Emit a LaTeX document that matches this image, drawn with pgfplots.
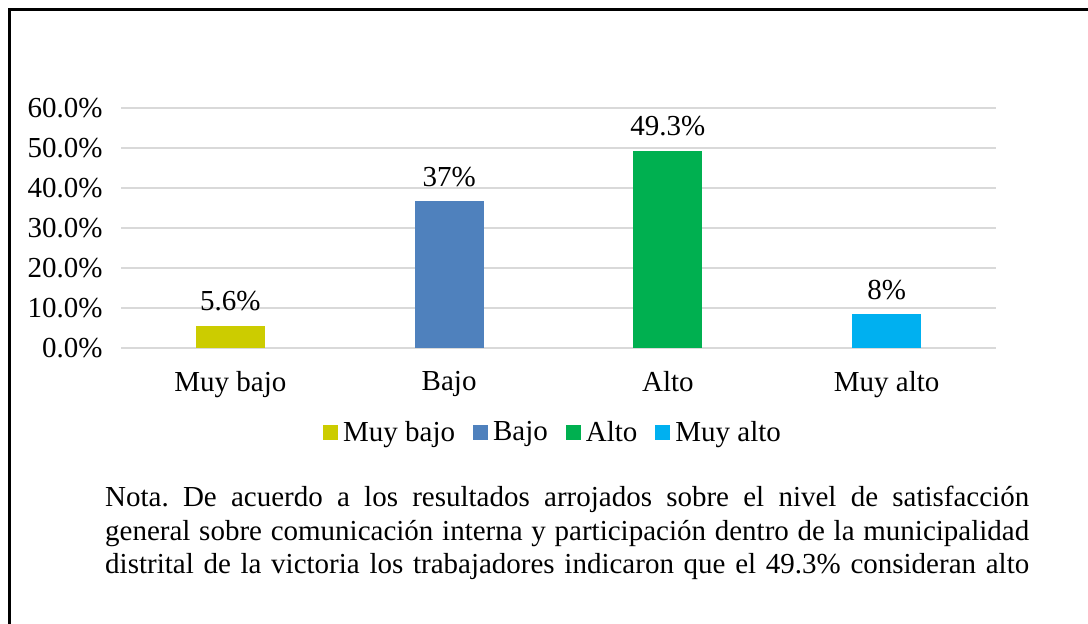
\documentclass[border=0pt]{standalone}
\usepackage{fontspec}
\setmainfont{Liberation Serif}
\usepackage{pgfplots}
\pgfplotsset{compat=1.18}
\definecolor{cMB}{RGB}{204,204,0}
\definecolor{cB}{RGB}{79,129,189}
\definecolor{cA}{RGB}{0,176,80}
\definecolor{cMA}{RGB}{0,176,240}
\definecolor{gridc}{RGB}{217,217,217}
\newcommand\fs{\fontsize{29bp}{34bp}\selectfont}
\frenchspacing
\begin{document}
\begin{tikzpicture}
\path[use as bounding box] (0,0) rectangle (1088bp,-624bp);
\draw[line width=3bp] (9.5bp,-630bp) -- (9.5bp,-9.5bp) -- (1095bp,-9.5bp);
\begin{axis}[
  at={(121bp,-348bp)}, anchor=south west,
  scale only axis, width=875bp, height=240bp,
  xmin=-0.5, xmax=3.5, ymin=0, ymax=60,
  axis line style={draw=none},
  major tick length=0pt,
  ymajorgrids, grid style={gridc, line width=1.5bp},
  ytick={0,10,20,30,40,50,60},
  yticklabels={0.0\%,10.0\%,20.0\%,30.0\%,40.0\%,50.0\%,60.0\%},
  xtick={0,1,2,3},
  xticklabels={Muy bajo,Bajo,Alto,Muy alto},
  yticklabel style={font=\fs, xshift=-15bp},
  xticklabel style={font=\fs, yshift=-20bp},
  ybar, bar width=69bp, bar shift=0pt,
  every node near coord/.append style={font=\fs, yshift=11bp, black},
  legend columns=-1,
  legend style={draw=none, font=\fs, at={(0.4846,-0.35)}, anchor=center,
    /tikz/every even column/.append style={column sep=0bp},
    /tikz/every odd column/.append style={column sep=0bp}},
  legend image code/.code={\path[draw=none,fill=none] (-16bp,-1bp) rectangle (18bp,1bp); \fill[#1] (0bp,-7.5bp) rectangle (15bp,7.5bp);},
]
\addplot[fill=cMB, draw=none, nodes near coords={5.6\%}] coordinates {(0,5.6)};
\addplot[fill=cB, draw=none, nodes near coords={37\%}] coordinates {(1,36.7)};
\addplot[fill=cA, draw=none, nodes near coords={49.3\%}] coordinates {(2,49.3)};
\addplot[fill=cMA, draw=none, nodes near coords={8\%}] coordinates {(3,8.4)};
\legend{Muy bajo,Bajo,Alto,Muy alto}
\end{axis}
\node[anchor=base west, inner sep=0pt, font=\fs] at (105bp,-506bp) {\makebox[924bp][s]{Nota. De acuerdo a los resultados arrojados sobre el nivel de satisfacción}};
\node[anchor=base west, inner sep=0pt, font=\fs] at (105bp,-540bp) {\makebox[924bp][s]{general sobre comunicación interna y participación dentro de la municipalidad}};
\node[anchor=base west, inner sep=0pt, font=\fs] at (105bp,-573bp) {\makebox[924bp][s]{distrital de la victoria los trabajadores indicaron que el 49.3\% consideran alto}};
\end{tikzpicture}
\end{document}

··········

▶ **Instructions for the task**
Give an exact copy of the material, leaving out every picture.

▶ **The reply**
Emit a LaTeX document that matches this image, drawn with pgfplots.
\documentclass[border=0pt]{standalone}
\usepackage{fontspec}
\setmainfont{Liberation Serif}
\usepackage{pgfplots}
\pgfplotsset{compat=1.18}
\definecolor{cMB}{RGB}{204,204,0}
\definecolor{cB}{RGB}{79,129,189}
\definecolor{cA}{RGB}{0,176,80}
\definecolor{cMA}{RGB}{0,176,240}
\definecolor{gridc}{RGB}{217,217,217}
\newcommand\fs{\fontsize{29bp}{34bp}\selectfont}
\frenchspacing
\begin{document}
\begin{tikzpicture}
\path[use as bounding box] (0,0) rectangle (1088bp,-624bp);
\draw[line width=3bp] (9.5bp,-630bp) -- (9.5bp,-9.5bp) -- (1095bp,-9.5bp);
\begin{axis}[
  at={(121bp,-348bp)}, anchor=south west,
  scale only axis, width=875bp, height=240bp,
  xmin=-0.5, xmax=3.5, ymin=0, ymax=60,
  axis line style={draw=none},
  major tick length=0pt,
  ymajorgrids, grid style={gridc, line width=1.5bp},
  ytick={0,10,20,30,40,50,60},
  yticklabels={0.0\%,10.0\%,20.0\%,30.0\%,40.0\%,50.0\%,60.0\%},
  xtick={0,1,2,3},
  xticklabels={Muy bajo,Bajo,Alto,Muy alto},
  yticklabel style={font=\fs, xshift=-15bp},
  xticklabel style={font=\fs, yshift=-20bp},
  ybar, bar width=69bp, bar shift=0pt,
  every node near coord/.append style={font=\fs, yshift=11bp, black},
  legend columns=-1,
  legend style={draw=none, font=\fs, at={(0.4846,-0.35)}, anchor=center,
    /tikz/every even column/.append style={column sep=0bp},
    /tikz/every odd column/.append style={column sep=0bp}},
  legend image code/.code={\path[draw=none,fill=none] (-16bp,-1bp) rectangle (18bp,1bp); \fill[#1] (0bp,-7.5bp) rectangle (15bp,7.5bp);},
]
\addplot[fill=cMB, draw=none, nodes near coords={5.6\%}] coordinates {(0,5.6)};
\addplot[fill=cB, draw=none, nodes near coords={37\%}] coordinates {(1,36.7)};
\addplot[fill=cA, draw=none, nodes near coords={49.3\%}] coordinates {(2,49.3)};
\addplot[fill=cMA, draw=none, nodes near coords={8\%}] coordinates {(3,8.4)};
\legend{Muy bajo,Bajo,Alto,Muy alto}
\end{axis}
\node[anchor=base west, inner sep=0pt, font=\fs] at (105bp,-506bp) {\makebox[924bp][s]{Nota. De acuerdo a los resultados arrojados sobre el nivel de satisfacción}};
\node[anchor=base west, inner sep=0pt, font=\fs] at (105bp,-540bp) {\makebox[924bp][s]{general sobre comunicación interna y participación dentro de la municipalidad}};
\node[anchor=base west, inner sep=0pt, font=\fs] at (105bp,-573bp) {\makebox[924bp][s]{distrital de la victoria los trabajadores indicaron que el 49.3\% consideran alto}};
\end{tikzpicture}
\end{document}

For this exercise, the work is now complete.